What you have to do:
Reproduce the listing below character for character; drop every image.

Provided material:
..........

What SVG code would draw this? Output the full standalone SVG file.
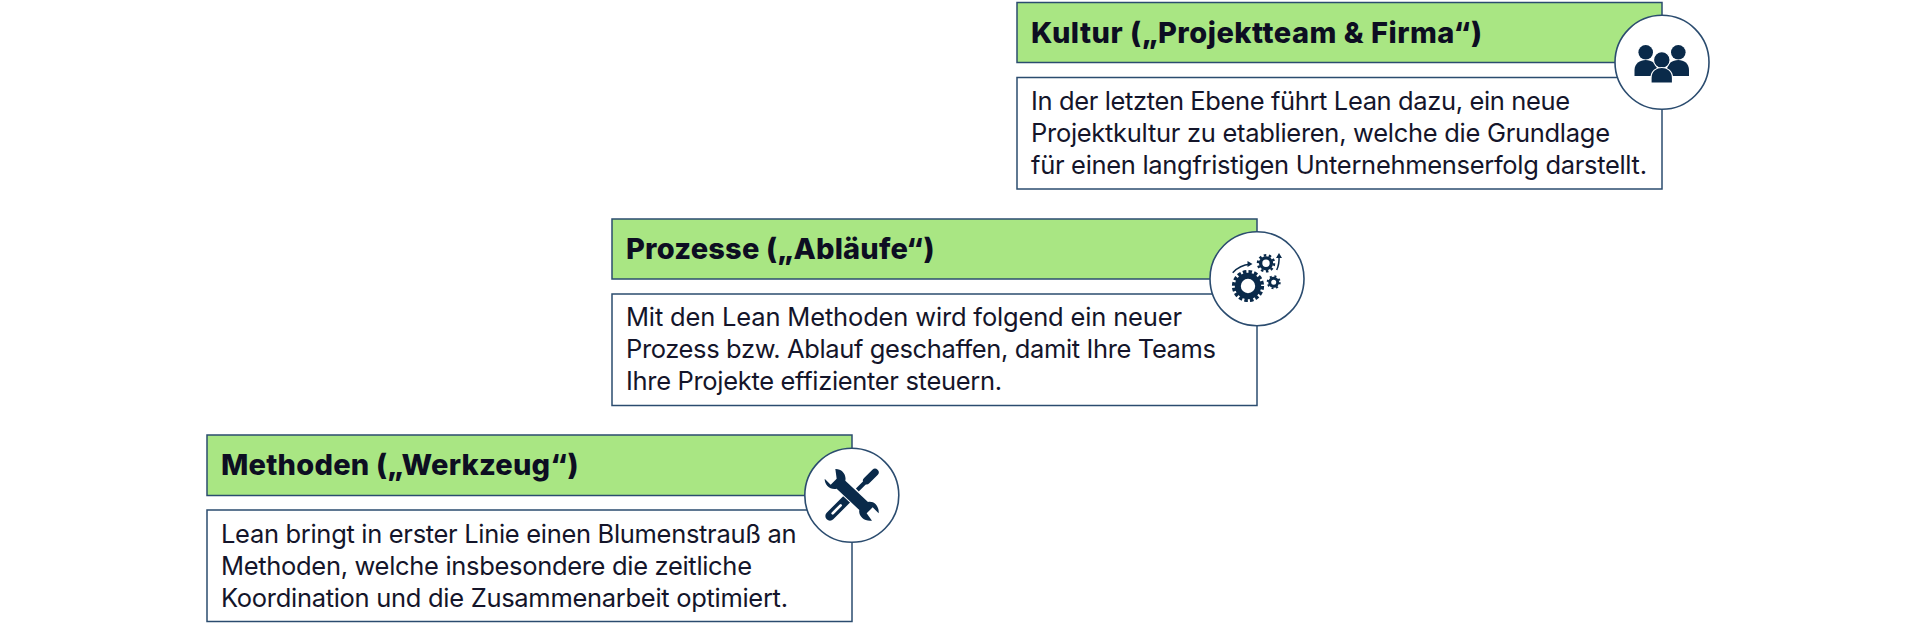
<svg xmlns="http://www.w3.org/2000/svg" width="1920" height="630" viewBox="0 0 1920 630">
<style>
.h{fill:#a9e683;stroke:#2b4c6f;stroke-width:1.5}
.b{fill:#fff;stroke:#2b4c6f;stroke-width:1.5}
.c{fill:#fff;stroke:#2b4c6f;stroke-width:1.6}
.t{font-family:Inter,"Noto Sans",sans-serif;font-weight:800;font-size:29px;fill:#0d0e22}
.p{font-family:Inter,"Noto Sans",sans-serif;font-weight:400;font-size:25.500px;fill:#14152a}
.i{fill:#0a2a4a}
.g{fill:none;stroke:#0a2a4a}
</style>
<rect width="1920" height="630" fill="#fff"/>
<g id="kultur">
<rect class="b" x="1017" y="77.500" width="645" height="111.500"/>
<rect class="h" x="1017" y="2.500" width="645" height="60"/>
<text class="t" x="1031" y="43" textLength="451">Kultur („Projektteam &amp; Firma“)</text>
<text class="p" x="1031" y="110" textLength="539">In der letzten Ebene führt Lean dazu, ein neue</text>
<text class="p" x="1031" y="142" textLength="579">Projektkultur zu etablieren, welche die Grundlage</text>
<text class="p" x="1031" y="173.500" textLength="616">für einen langfristigen Unternehmenserfolg darstellt.</text>
<circle class="c" cx="1662" cy="62.300" r="47"/>
<g class="i">
<circle cx="1645.700" cy="52.300" r="7.300"/><circle cx="1678.300" cy="52.300" r="7.300"/>
<path d="M1634.500 76V70C1634.500 63.500 1640 60 1645.700 60C1651.500 60 1657 63.500 1657 70V76Z"/>
<path d="M1667 76V70C1667 63.500 1672.500 60 1678.300 60C1684 60 1689 63.500 1689 70V76Z"/>
<circle cx="1661.800" cy="60" r="8.300" stroke="#fff" stroke-width="1.200"/>
<path d="M1651 83V78C1651 71 1656 67.500 1661.800 67.500C1667.500 67.500 1672.500 71 1672.500 78V83Z" stroke="#fff" stroke-width="1.200"/>
</g>
</g>
<g id="prozesse">
<rect class="b" x="612" y="294" width="645" height="111.500"/>
<rect class="h" x="612" y="219" width="645" height="60"/>
<text class="t" x="626" y="259" textLength="308.500">Prozesse („Abläufe“)</text>
<text class="p" x="626" y="326" textLength="556">Mit den Lean Methoden wird folgend ein neuer</text>
<text class="p" x="626" y="358" textLength="590">Prozess bzw. Ablauf geschaffen, damit Ihre Teams</text>
<text class="p" x="626" y="389.500" textLength="376">Ihre Projekte effizienter steuern.</text>
<circle class="c" cx="1257" cy="278.700" r="47"/>
<g class="g">
<circle cx="1248" cy="286" r="10.200" stroke-width="6"/>
<circle cx="1248" cy="286" r="14.200" stroke-width="3.800" stroke-dasharray="3.500 2.080"/>
<circle cx="1266" cy="263.300" r="5.400" stroke-width="3.400"/>
<circle cx="1266" cy="263.300" r="8" stroke-width="2.500" stroke-dasharray="2.500 2.530"/>
<circle cx="1273.700" cy="282.300" r="4" stroke-width="3"/>
<circle cx="1273.700" cy="282.300" r="6" stroke-width="2" stroke-dasharray="2 2.710"/>
<path d="M1232.700 272.700Q1240 265 1250 264.300" stroke-width="1.500"/>
<path d="M1276.700 270Q1279.500 264 1279 256" stroke-width="1.500"/>
</g>
<g class="i">
<path d="M1252.500 264L1247.500 261V267Z"/>
<path d="M1279 253L1276 258H1282Z"/>
</g>
</g>
<g id="methoden">
<rect class="b" x="207" y="510" width="645" height="111.500"/>
<rect class="h" x="207" y="435" width="645" height="60.500"/>
<text class="t" x="221" y="475" textLength="357.500">Methoden („Werkzeug“)</text>
<text class="p" x="221" y="543" textLength="575.500">Lean bringt in erster Linie einen Blumenstrauß an</text>
<text class="p" x="221" y="575" textLength="531">Methoden, welche insbesondere die zeitliche</text>
<text class="p" x="221" y="606.500" textLength="567">Koordination und die Zusammenarbeit optimiert.</text>
<circle class="c" cx="851.800" cy="495.300" r="47"/>
<g transform="translate(780 450) scale(.33333)">
<path class="g" d="M150 198L204 144" stroke-width="28" stroke-linecap="round"/>
<path d="M158 190L182 166" stroke="#fff" stroke-width="8" stroke-linecap="round" fill="none"/>
<path class="g" d="M232 120L262 90" stroke-width="12"/>
<path class="g" d="M260 92L285 67" stroke-width="22" stroke-linecap="round"/>
<path class="i" stroke="#fff" stroke-width="6" paint-order="stroke" d="M166 57C184 56 200 72 196 92L264 156C282 152 298 168 296 190L278 172L260 190L276 212C254 216 234 198 238 180L170 116C150 120 134 106 134 86L152 104L170 86Z"/>
</g>
</g>
</svg>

..........

The reply:
What SVG code would draw this? Output the full standalone SVG file.
<svg xmlns="http://www.w3.org/2000/svg" width="1920" height="630" viewBox="0 0 1920 630">
<style>
.h{fill:#a9e683;stroke:#2b4c6f;stroke-width:1.5}
.b{fill:#fff;stroke:#2b4c6f;stroke-width:1.5}
.c{fill:#fff;stroke:#2b4c6f;stroke-width:1.6}
.t{font-family:Inter,"Noto Sans",sans-serif;font-weight:800;font-size:29px;fill:#0d0e22}
.p{font-family:Inter,"Noto Sans",sans-serif;font-weight:400;font-size:25.500px;fill:#14152a}
.i{fill:#0a2a4a}
.g{fill:none;stroke:#0a2a4a}
</style>
<rect width="1920" height="630" fill="#fff"/>
<g id="kultur">
<rect class="b" x="1017" y="77.500" width="645" height="111.500"/>
<rect class="h" x="1017" y="2.500" width="645" height="60"/>
<text class="t" x="1031" y="43" textLength="451">Kultur („Projektteam &amp; Firma“)</text>
<text class="p" x="1031" y="110" textLength="539">In der letzten Ebene führt Lean dazu, ein neue</text>
<text class="p" x="1031" y="142" textLength="579">Projektkultur zu etablieren, welche die Grundlage</text>
<text class="p" x="1031" y="173.500" textLength="616">für einen langfristigen Unternehmenserfolg darstellt.</text>
<circle class="c" cx="1662" cy="62.300" r="47"/>
<g class="i">
<circle cx="1645.700" cy="52.300" r="7.300"/><circle cx="1678.300" cy="52.300" r="7.300"/>
<path d="M1634.500 76V70C1634.500 63.500 1640 60 1645.700 60C1651.500 60 1657 63.500 1657 70V76Z"/>
<path d="M1667 76V70C1667 63.500 1672.500 60 1678.300 60C1684 60 1689 63.500 1689 70V76Z"/>
<circle cx="1661.800" cy="60" r="8.300" stroke="#fff" stroke-width="1.200"/>
<path d="M1651 83V78C1651 71 1656 67.500 1661.800 67.500C1667.500 67.500 1672.500 71 1672.500 78V83Z" stroke="#fff" stroke-width="1.200"/>
</g>
</g>
<g id="prozesse">
<rect class="b" x="612" y="294" width="645" height="111.500"/>
<rect class="h" x="612" y="219" width="645" height="60"/>
<text class="t" x="626" y="259" textLength="308.500">Prozesse („Abläufe“)</text>
<text class="p" x="626" y="326" textLength="556">Mit den Lean Methoden wird folgend ein neuer</text>
<text class="p" x="626" y="358" textLength="590">Prozess bzw. Ablauf geschaffen, damit Ihre Teams</text>
<text class="p" x="626" y="389.500" textLength="376">Ihre Projekte effizienter steuern.</text>
<circle class="c" cx="1257" cy="278.700" r="47"/>
<g class="g">
<circle cx="1248" cy="286" r="10.200" stroke-width="6"/>
<circle cx="1248" cy="286" r="14.200" stroke-width="3.800" stroke-dasharray="3.500 2.080"/>
<circle cx="1266" cy="263.300" r="5.400" stroke-width="3.400"/>
<circle cx="1266" cy="263.300" r="8" stroke-width="2.500" stroke-dasharray="2.500 2.530"/>
<circle cx="1273.700" cy="282.300" r="4" stroke-width="3"/>
<circle cx="1273.700" cy="282.300" r="6" stroke-width="2" stroke-dasharray="2 2.710"/>
<path d="M1232.700 272.700Q1240 265 1250 264.300" stroke-width="1.500"/>
<path d="M1276.700 270Q1279.500 264 1279 256" stroke-width="1.500"/>
</g>
<g class="i">
<path d="M1252.500 264L1247.500 261V267Z"/>
<path d="M1279 253L1276 258H1282Z"/>
</g>
</g>
<g id="methoden">
<rect class="b" x="207" y="510" width="645" height="111.500"/>
<rect class="h" x="207" y="435" width="645" height="60.500"/>
<text class="t" x="221" y="475" textLength="357.500">Methoden („Werkzeug“)</text>
<text class="p" x="221" y="543" textLength="575.500">Lean bringt in erster Linie einen Blumenstrauß an</text>
<text class="p" x="221" y="575" textLength="531">Methoden, welche insbesondere die zeitliche</text>
<text class="p" x="221" y="606.500" textLength="567">Koordination und die Zusammenarbeit optimiert.</text>
<circle class="c" cx="851.800" cy="495.300" r="47"/>
<g transform="translate(780 450) scale(.33333)">
<path class="g" d="M150 198L204 144" stroke-width="28" stroke-linecap="round"/>
<path d="M158 190L182 166" stroke="#fff" stroke-width="8" stroke-linecap="round" fill="none"/>
<path class="g" d="M232 120L262 90" stroke-width="12"/>
<path class="g" d="M260 92L285 67" stroke-width="22" stroke-linecap="round"/>
<path class="i" stroke="#fff" stroke-width="6" paint-order="stroke" d="M166 57C184 56 200 72 196 92L264 156C282 152 298 168 296 190L278 172L260 190L276 212C254 216 234 198 238 180L170 116C150 120 134 106 134 86L152 104L170 86Z"/>
</g>
</g>
</svg>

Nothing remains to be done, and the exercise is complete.